· The euro held firm on Thursday ahead of a European Central Bank policy meeting, while the Canadian dollar hovered at two-year highs after the Bank of Canada surprised many by raising interest rates.
· The Bank of Canada raised interest rates by 25 basis points to 1 percent on Wednesday, surprising many, and left the door open to more rate hikes in 2017.
· The euro edged up 0.1 percent to $1.1928, although it was still trading below last week’s high of $1.2070, its highest level since January 2015.
· The dollar lost some ground after edging up against the Japanese currency on the news overnight. The greenback slipped below the 109 handle to fetch 108.97 yen at 8:278 a.m. HK/SIN.
Against a basket of currencies, the greenback was mostly unchanged from the previous session. The dollar index last stood at 92.195.
· The focus is on whether ECB President Mario Draghi expresses any concerns about the euro’s recent strength.
· “The market expects him (Draghi) to say something about it,” said Tareck Horchani, head of sales trading in Asia Pacific for Saxo Markets in Singapore, referring to the euro’s rise.

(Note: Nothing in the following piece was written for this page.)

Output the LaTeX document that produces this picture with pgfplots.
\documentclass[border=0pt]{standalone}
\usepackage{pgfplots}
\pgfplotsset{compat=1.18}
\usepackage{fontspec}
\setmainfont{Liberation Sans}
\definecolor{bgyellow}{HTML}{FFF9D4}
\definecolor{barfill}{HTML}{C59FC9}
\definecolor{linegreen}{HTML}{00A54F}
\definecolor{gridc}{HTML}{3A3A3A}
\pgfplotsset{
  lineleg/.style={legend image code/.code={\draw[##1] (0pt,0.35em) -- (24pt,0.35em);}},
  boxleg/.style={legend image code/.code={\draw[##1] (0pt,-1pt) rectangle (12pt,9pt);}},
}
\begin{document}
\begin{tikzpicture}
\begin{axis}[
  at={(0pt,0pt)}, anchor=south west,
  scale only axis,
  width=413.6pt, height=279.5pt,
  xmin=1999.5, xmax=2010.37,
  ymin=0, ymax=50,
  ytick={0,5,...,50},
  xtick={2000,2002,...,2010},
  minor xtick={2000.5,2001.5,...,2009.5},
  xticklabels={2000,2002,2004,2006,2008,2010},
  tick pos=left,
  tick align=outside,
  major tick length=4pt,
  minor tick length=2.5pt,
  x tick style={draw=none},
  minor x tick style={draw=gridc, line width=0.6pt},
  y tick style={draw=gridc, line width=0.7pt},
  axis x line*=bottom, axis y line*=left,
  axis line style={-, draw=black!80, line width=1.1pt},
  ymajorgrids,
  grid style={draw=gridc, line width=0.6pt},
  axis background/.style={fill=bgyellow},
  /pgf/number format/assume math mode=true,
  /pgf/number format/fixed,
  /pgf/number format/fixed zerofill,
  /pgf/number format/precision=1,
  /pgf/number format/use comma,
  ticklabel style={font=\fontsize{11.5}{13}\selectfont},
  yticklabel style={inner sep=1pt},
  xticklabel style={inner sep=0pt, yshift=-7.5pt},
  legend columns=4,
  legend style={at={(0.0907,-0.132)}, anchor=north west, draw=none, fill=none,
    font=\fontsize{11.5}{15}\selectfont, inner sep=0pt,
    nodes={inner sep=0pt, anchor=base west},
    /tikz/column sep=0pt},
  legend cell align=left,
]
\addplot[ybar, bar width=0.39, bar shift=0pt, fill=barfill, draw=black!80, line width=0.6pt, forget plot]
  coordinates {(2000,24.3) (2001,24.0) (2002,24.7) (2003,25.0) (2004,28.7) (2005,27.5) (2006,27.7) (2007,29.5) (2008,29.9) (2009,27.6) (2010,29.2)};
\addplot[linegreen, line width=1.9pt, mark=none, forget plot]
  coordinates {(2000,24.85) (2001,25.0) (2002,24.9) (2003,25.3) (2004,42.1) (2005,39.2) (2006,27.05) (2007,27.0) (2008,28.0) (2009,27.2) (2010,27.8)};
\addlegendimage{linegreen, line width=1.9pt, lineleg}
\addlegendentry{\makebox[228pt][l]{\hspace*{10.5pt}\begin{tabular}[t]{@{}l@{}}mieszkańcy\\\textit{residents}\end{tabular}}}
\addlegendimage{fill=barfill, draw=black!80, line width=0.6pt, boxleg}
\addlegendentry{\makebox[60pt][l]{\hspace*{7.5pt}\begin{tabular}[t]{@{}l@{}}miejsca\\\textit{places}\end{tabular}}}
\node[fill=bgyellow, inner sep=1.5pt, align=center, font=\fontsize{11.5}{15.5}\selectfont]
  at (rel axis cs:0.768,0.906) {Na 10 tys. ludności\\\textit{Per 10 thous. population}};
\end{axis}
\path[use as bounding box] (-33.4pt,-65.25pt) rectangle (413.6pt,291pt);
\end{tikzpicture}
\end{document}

The euro could rally if the ECB and Draghi don’t mention anything about the euro’s strength, Horchani said.
If they do, and the euro sells off, the common currency may find support in the $1.17 to $1.18 area in the near term, Horchani added.

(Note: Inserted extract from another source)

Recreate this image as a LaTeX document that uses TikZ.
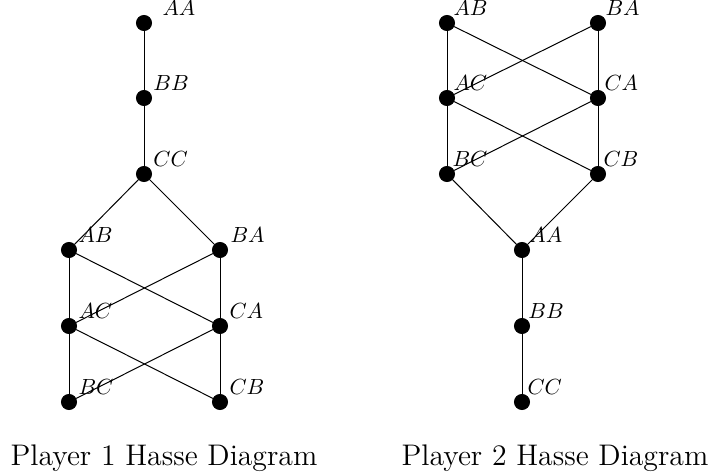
\documentclass[tikz,border=0pt]{standalone}
\usepackage{amsmath}
\usepackage{amssymb}
\usepackage{tikz}

\tikzset{
	dot/.style={circle, minimum size=7.5pt, inner sep=0pt, draw=black, fill=black},
	lbl/.style={anchor=base west, inner sep=0pt, font=\fontsize{10.95}{13}\selectfont},
	caption/.style={anchor=base, inner sep=0pt, font=\fontsize{14.9}{18}\selectfont}
}

\begin{document}
\begin{tikzpicture}[x=0.5pt, y=-0.5pt, line width=0.5pt]
	\useasboundingbox (0,0) rectangle (709,476);

	% Player 1
	\node (aa1) [dot] at (144,23) {};
	\node (bb1) [dot] at (144,98) {};
	\node (cc1) [dot] at (144,174) {};
	\node (ab1) [dot] at (69,250) {};
	\node (ba1) [dot] at (220,250) {};
	\node (ac1) [dot] at (69,326) {};
	\node (ca1) [dot] at (220,326) {};
	\node (bc1) [dot] at (69,402) {};
	\node (cb1) [dot] at (220,402) {};

	\node [lbl] at (162,16) {$AA$};
	\node [lbl] at (153,91) {$BB$};
	\node [lbl] at (153,167) {$CC$};
	\node [lbl] at (78,243) {$AB$};
	\node [lbl] at (230,243) {$BA$};
	\node [lbl] at (78,319) {$AC$};
	\node [lbl] at (229,319) {$CA$};
	\node [lbl] at (78,395) {$BC$};
	\node [lbl] at (229,395) {$CB$};

	\draw (aa1) -- (bb1) -- (cc1);
	\draw (cc1) -- (ab1);
	\draw (cc1) -- (ba1);
	\draw (ab1) -- (ac1) -- (bc1);
	\draw (ba1) -- (ca1) -- (cb1);
	\draw (ab1) -- (ca1);
	\draw (ba1) -- (ac1);
	\draw (ac1) -- (cb1);
	\draw (ca1) -- (bc1);

	% Player 2
	\node (ab2) [dot] at (447,23) {};
	\node (ba2) [dot] at (598,23) {};
	\node (ac2) [dot] at (447,98) {};
	\node (ca2) [dot] at (598,98) {};
	\node (bc2) [dot] at (447,174) {};
	\node (cb2) [dot] at (598,174) {};
	\node (aa2) [dot] at (522,250) {};
	\node (bb2) [dot] at (522,326) {};
	\node (cc2) [dot] at (522,402) {};

	\node [lbl] at (453,16) {$AB$};
	\node [lbl] at (605,16) {$BA$};
	\node [lbl] at (453,91) {$AC$};
	\node [lbl] at (604,91) {$CA$};
	\node [lbl] at (452,167) {$BC$};
	\node [lbl] at (603,167) {$CB$};
	\node [lbl] at (529,243) {$AA$};
	\node [lbl] at (528,319) {$BB$};
	\node [lbl] at (527,395) {$CC$};

	\draw (ab2) -- (ac2) -- (bc2);
	\draw (ba2) -- (ca2) -- (cb2);
	\draw (ab2) -- (ca2);
	\draw (ba2) -- (ac2);
	\draw (ac2) -- (cb2);
	\draw (ca2) -- (bc2);
	\draw (bc2) -- (aa2);
	\draw (cb2) -- (aa2);
	\draw (aa2) -- (bb2) -- (cc2);

	% captions
	\node (cap1) [caption] at (164,466) {Player 1 Hasse Diagram};
	\node (cap2) [caption] at (555,466) {Player 2 Hasse Diagram};
\end{tikzpicture}
\end{document}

· Donald Trump has agreed to a Democratic plan to lift the debt limit for three months, fund the government and rush aid to Hurricane Harvey victims.
The US president went against Republican leaders who wanted to extend a debt-limit increase for longer, until after the 2018 mid-term elections.
· Democrats announced the deal just before the House of Representatives passed $8bn (£6bn) for Harvey victims. Congress will need to approve the deal before it is finalised.
· President Donald Trump forged a surprising deal with Democrats in Congress on Wednesday to extend the U.S. debt limit and provide government funding until Dec. 15, embracing his political adversaries and blindsiding fellow Republicans in a rare bipartisan accord.
President Donald Trump warned on Wednesday that the United States would no longer tolerate North Korea’s actions but said the use of military force against Pyongyang will not be his “first choice.”
· President Donald Trump’s top national security advisers stressed efforts to find a diplomatic solution to the North Korea crisis to Congress on Wednesday, staying far from Trump’s tough talk of potential “fire and fury” military responses to Pyongyang’s missile program.
With no palatable military options, U.S. President Donald Trump may ultimately have no choice but to give diplomacy a chance to end the crisis over North Korea’s nuclear and missile programs.
· Federal Reserve Vice-Chairman Stanley Fischer said Wednesday that he plans to resign from his post in mid-October. In a letter to President Donald Trump, Fischer, 73, said he was leaving for personal reasons.
Fischer's term as vice chairman was set to expire next June. Fischer said the economy has continued to strengthen since he joinned the Fed in 2014. He also said he was proud to have made the financial system stronger and more resilient after the financial crisis.
· The U.S. economy expanded at a modest to moderate pace in July through mid-August but signs of an acceleration in inflation remained slight, the latest survey conducted by the Federal Reserve showed on Wednesday.
· European Central Bank President Mario Draghi is set to start laying the groundwork for stimulus reduction when policymakers meet on Thursday, giving investors some hints but probably holding off on any major commitment.
Concerned that strong signals could raise market volatility and undo its plans, ECB policymakers are seen shifting their message only incrementally, setting up for a bigger move in October or December, before its 2.3 trillion euro ($2.74 trillion) bond purchase scheme expires at the end of the year.
· Oil prices rose more than 1 percent on Wednesday as strong global refining margins and the reopening of U.S. Gulf Coast refineries provided a more bullish outlook after sharp drops due to Hurricane Harvey.
Brent LCOc1 had gained 82 cents to settle at $54.20 a barrel. U.S. West Texas Intermediate (WTI) crude futures Clc1 were up 50 cents at $49.16 a barrel. Prices were little-changed after industry data showed U.S. crude stockpiles increased last the week.